A timber processing company based in Rotorua was yesterday ordered to pay reparations of $10,000 after one of its employees was seriously injured because the machine he was working on wasn’t adequately guarded.

Lakeland Timber Processors Limited was convicted of breaching the Health and Safety in Employment Act 1992 in the Rotorua District Court – no fine was handed down because the company has gone into liquidation.

On 17 July last year the employee, a process worker at the factory, put his hand under the guard on the saw machine and accidentally started the saw, amputating the tips of his left index and middle finger.

“While this machine had some guarding, it wasn’t enough to prevent this employee from suffering serious injuries to his left hand,” says the Department of Labour’s Bay of Plenty Service Manager, Murray Thompson.

“We see far too many of these types of accidents – every year hundreds of New Zealand workers are injured because the machines they’re working on are either not guarded or the guarding is not adequate. It is unacceptable.”

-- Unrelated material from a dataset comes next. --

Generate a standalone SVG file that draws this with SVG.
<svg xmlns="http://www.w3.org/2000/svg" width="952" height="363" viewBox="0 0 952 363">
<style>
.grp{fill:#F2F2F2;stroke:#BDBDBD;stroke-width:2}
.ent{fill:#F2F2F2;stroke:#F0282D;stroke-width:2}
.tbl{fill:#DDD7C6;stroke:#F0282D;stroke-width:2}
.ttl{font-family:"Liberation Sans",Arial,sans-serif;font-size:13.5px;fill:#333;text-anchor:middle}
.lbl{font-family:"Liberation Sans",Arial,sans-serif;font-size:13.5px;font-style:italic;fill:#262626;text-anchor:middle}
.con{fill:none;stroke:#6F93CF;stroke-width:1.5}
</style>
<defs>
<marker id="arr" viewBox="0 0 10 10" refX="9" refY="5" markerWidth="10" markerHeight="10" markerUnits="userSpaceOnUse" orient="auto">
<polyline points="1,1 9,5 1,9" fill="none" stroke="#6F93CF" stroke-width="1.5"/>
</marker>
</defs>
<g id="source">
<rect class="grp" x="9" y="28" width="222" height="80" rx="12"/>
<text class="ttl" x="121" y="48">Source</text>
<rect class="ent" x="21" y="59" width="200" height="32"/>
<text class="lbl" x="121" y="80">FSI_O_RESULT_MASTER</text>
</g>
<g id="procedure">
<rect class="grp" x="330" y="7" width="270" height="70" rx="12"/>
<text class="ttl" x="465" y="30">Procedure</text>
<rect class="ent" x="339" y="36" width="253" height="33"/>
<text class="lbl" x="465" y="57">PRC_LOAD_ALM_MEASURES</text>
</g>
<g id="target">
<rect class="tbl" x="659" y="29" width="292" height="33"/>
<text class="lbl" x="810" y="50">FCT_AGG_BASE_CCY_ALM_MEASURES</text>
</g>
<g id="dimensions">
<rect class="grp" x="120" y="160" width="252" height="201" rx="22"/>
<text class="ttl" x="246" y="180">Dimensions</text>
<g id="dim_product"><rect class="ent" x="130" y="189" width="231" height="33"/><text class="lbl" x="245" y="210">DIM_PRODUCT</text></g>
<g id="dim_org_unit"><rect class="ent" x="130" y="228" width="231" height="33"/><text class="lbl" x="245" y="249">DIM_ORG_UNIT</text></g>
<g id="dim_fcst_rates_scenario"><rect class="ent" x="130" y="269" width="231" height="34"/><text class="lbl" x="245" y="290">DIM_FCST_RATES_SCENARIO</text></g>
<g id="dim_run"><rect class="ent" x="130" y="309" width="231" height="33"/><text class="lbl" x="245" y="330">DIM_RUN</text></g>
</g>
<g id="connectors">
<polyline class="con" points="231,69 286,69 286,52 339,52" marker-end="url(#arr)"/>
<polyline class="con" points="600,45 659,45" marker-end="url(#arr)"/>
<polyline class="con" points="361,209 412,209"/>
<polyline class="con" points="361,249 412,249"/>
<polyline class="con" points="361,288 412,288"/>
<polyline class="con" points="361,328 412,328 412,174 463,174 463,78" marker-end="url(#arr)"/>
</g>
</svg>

The Department has a three-year project under way to reduce the number of serious harm and fatal accidents resulting from the unsafe use of machinery.



ENDS
Notes to Editor

Lakeland Timber Processors Limited was convicted on one charge under Section 6 of the Health and Safety in Employment Act 1992.
Section 6 of the Health and Safety in Employment Act 1992 states: Every employer shall take all practicable steps to ensure the safety of employees while at work; and in particular shall take all practicable steps to—
(a) provide and maintain for employees a safe working environment; and
(b) provide and maintain for employees while they are at work facilities for their safety and health; and
(c) ensure that plant used by any employee at work is so arranged, designed, made, and maintained that it is safe for the employee to use; and
(d) ensure that while at work employees are not exposed to hazards arising out of the arrangement, disposal, manipulation, organisation, processing, storage, transport, working, or use of things—
(i) in their place of work; or
(ii) near their place of work and under the employer's control; and
(e) develop procedures for dealing with emergencies that may arise while employees are at work.